Bonn. .

Roxy Music vereint Kunst und Musik. Pop-Dandy Bryan Ferry und seine Band präsentieren auf dem Museumsplatz in Bonn eine souveräne Best-Of-Show ihrer acht Alben.

Auf dem Bürgersteig vor dem Museumsplatz Bonn bietet sich dem Konzertbesucher ein bizarres Bild: Ein Dutzend etwa 50- bis 60-Jährige sitzen auf Decken und Klappstühlen und überbrücken die Wartezeit bis zum Konzert mit Kaffee aus der Thermoskanne. Vor den sterilen Museumsgebäuden wirkt dieser Festival-Habitus der mittelalten Herrschaften seltsam unpassend, beinahe wie eine Kunstinstallation. Andererseits, aus der Synthese von Kunst und Musik speist sich der gesamte Opus der Band, die an diesem kühlen Sommerabend ihr einziges Deutschland-Konzert gibt. Anfang der Siebziger Jahre erschuf eins der kreativsten Teams der Musikgeschichte, Bryan Ferry und Brian Eno (er stieg nach dem zweiten Album aus), mit Roxy Music ein Gesamtkunstwerk aus Rock, Pop, Glam, Fashion, Pop-Art und Avantgarde, ohne das New Wave, Punk und Britpop nicht vorstellbar wären.

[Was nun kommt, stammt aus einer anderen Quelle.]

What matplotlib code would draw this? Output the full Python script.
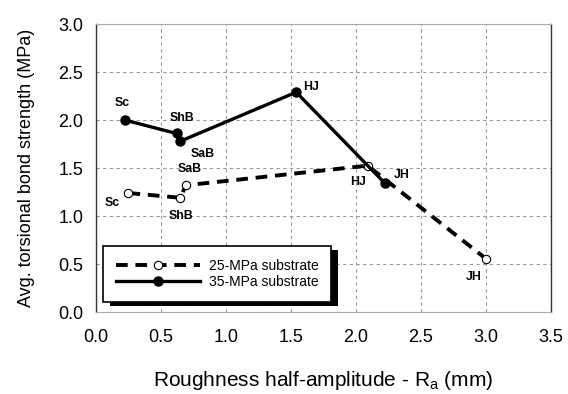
import matplotlib
matplotlib.use("Agg")
import matplotlib.pyplot as plt
from matplotlib.patches import Rectangle

plt.rcParams["font.family"] = ["Liberation Sans", "DejaVu Sans"]
plt.rcParams["mathtext.fontset"] = "custom"
plt.rcParams["mathtext.rm"] = "Liberation Sans"

# ── Data ─────────────────────────────────────────────────────────────
labels = ["Sc", "ShB", "SaB", "HJ", "JH"]

x_25 = [0.25, 0.65, 0.69, 2.09, 3.00]
y_25 = [1.24, 1.19, 1.32, 1.525, 0.555]

x_35 = [0.22, 0.62, 0.65, 1.54, 2.22]
y_35 = [2.00, 1.86, 1.78, 2.29, 1.345]

series_names = ["25-MPa substrate", "35-MPa substrate"]

# label offsets (points) for each point annotation
offs_25 = [(-12, -7), (0, -13), (3, 11.5), (-7, -11.5), (-9, -13)]
offs_35 = [(-1.5, 12), (4, 11), (16, -9), (11, 4), (12, 6)]

# ── Figure ────────────────────────────────────────────────────────────
fig = plt.figure(figsize=(5.68, 3.94), dpi=100)
ax = fig.add_axes([0.169, 0.208, 0.801, 0.731])

ax.plot(x_25, y_25, color="black", lw=2.8, ls=(0, (3.0, 2.0)),
        marker="o", ms=6, mfc="white", mec="black", mew=0.8,
        label=series_names[0], zorder=3)
ax.plot(x_35, y_35, color="black", lw=2.4, ls="-",
        marker="o", ms=6.5, mfc="black", mec="black",
        label=series_names[1], zorder=4)

for lab, xx, yy, off in zip(labels, x_25, y_25, offs_25):
    ax.annotate(lab, (xx, yy), xytext=off, textcoords="offset points",
                ha="center", va="center", fontsize=8.8, fontweight="bold")
for lab, xx, yy, off in zip(labels, x_35, y_35, offs_35):
    ax.annotate(lab, (xx, yy), xytext=off, textcoords="offset points",
                ha="center", va="center", fontsize=8.8, fontweight="bold")

ax.set_xlim(0, 3.5)
ax.set_ylim(0, 3.0)
ax.set_xticks([i * 0.5 for i in range(8)])
ax.set_yticks([i * 0.5 for i in range(7)])
ax.set_xticklabels([f"{i * 0.5:.1f}" for i in range(8)])
ax.set_yticklabels([f"{i * 0.5:.1f}" for i in range(7)])
ax.tick_params(length=0, labelsize=13)
ax.tick_params(axis="x", pad=12)
ax.tick_params(axis="y", pad=9)

ax.grid(True, color="#999999", ls=(0, (3, 3)), lw=0.8)
ax.set_axisbelow(True)
for side in ["top", "bottom"]:
    ax.spines[side].set_color("#aaaaaa")
    ax.spines[side].set_linewidth(0.8)
for side in ["left", "right"]:
    ax.spines[side].set_color("#333333")
    ax.spines[side].set_linewidth(1.0)

ax.set_ylabel("Avg. torsional bond strength (MPa)", fontsize=13, labelpad=17)
ax.set_xlabel(r"Roughness half-amplitude - R$_\mathrm{a}$ (mm)",
              fontsize=15, labelpad=17)

leg = ax.legend(loc="lower left", bbox_to_anchor=(0.0154, 0.0347),
                borderaxespad=0, fancybox=False, fontsize=10,
                handlelength=6.0, handletextpad=0.65, framealpha=1,
                edgecolor="black", borderpad=0.95, labelspacing=0.15)
leg.get_frame().set_linewidth(1.2)
leg.set_zorder(6)

# solid black drop shadow behind the legend box (axes coords)
fig.canvas.draw()
bb = leg.get_window_extent().transformed(ax.transAxes.inverted())
dx = 7 / ax.bbox.width
dy = 4 / ax.bbox.height
shadow = Rectangle((bb.x0 + dx, bb.y0 - dy), bb.width, bb.height,
                   transform=ax.transAxes, facecolor="black",
                   edgecolor="none", zorder=5.5)
ax.add_artist(shadow)

fig.savefig("out.png", dpi=100)
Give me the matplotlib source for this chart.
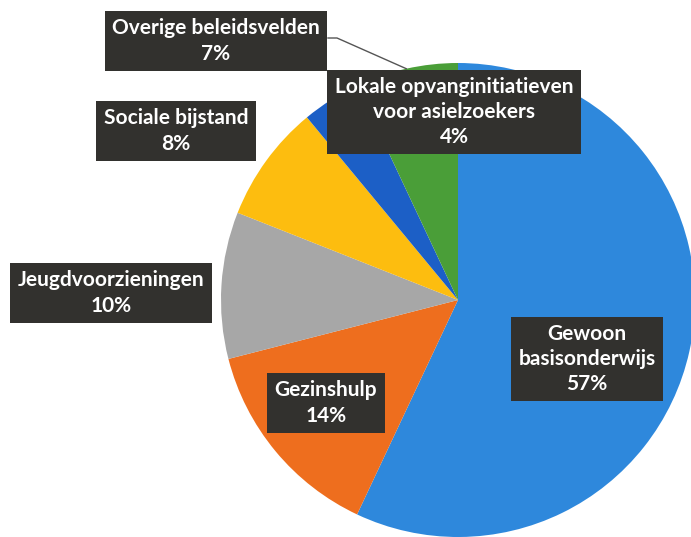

Bei Roxy Music kann selbst Händeklatschen stilvoll sein

Pünktlich um 20.15 Uhr spaziert die zwölfköpfige Band unter lautem Gejubel der 2500 stehenden Zuschauer auf die Bühne. Andy Mackay am Saxophon und Phil Manzanera an der Gitarre – Roxy-Music-Mitglieder der ersten Stunde - platzieren sich vorn am Bühnenrand. Bryan Ferry verschwindet zunächst ohne viel Brimborium ans Klavier und eröffnet den Abend mit „Remake/Remodel“, dem Eröffnungssong des Roxy-Music-Debüts von 1972. Die Band sieht großartig aus. Die Musiker werden von vier Backround-Sängerinnen in weißen Minikleidern flankiert, an Geige und Keyboard wirbelt eine Schönheit in silbernem Catsuit. Dann schlendert der Pop-Dandy freundlich lachend zum Mikro und ist ganz Bryan Ferry: Er trägt weißes Hemd und schmale fliederfarbene Krawatte zum schwarzen Anzug, der Pony liegt so selbstverständlich in der Stirn wie 1985. Beim Singen der dezente Hüftschwung, dabei eine Hand auf dem Oberschenkel, die Augen geschlossen. Die Aufnahmen auf der Leinwand bestätigen: Auch von Nahem sieht der 64-Jährige wahnsinnig gut aus. So weit, so glamourös.

Dass der große Rest-Enthusiasmus beim vorwiegend Windjacken und Freizeithemden tragenden Publikum jedoch zunächst ausbleibt, ist dem dumpfen stadtfestartigen Sound unter dem halboffenen Zeltdach geschuldet. „Out Of The Blue“, das selten aufgeführte „If There Is Something“ und die „Avalon“-Hits „More Than This“ und „While My Heart Is Still Beating“ gehen nicht ins Herz. Nicht häufig genug dringen die Sanftheit und bizarre Entrücktheit der Stimme des einzigartigen Crooners durch.

Der Mann, dem häufig Diva-Gebärden angehängt wurden, scheint Wert darauf zu legen, dass Roxy Music als Band auftreten und nicht als Ferry-Anhang. So sind seine Musiker mit langen Instrumentalpassagen, Gitarren- und Saxofonsoli, genauso präsent wie der Sänger selbst. So sympathisch ihn das macht, so sehr wünscht man sich ein wenig mehr Schnittigkeit in den Stücken.

Nach der ersten Hälfte dann „A Song For Europe“: Die Herzschmerz-Hommage an Paris vom 1973er Album „Stranded“ wirkt so stimmungsstark wie tausend Kerzen – endlich sind Roxy Music in Bonn angekommen. Nach einer weiteren Live-Rarität („My Only Love“) kommen jetzt nur noch Hits. Der Meister strahlt, und die Band fordert zum kollektiven Mitklatschen auf. Das Publikum feiert nun jeden Song. „In Every Dream Home A Heartache“, „Love Is A Drug“, „Editions Of You“ - abschließend „Jealous Guy“ („Avalon“ wird schmerzlich vermisst). Am Ende der eineinhalbstündigen Show muss auch der größte Mitklatsch-Kritiker zugeben: Bei Roxy Music kann selbst Händeklatschen stilvoll sein.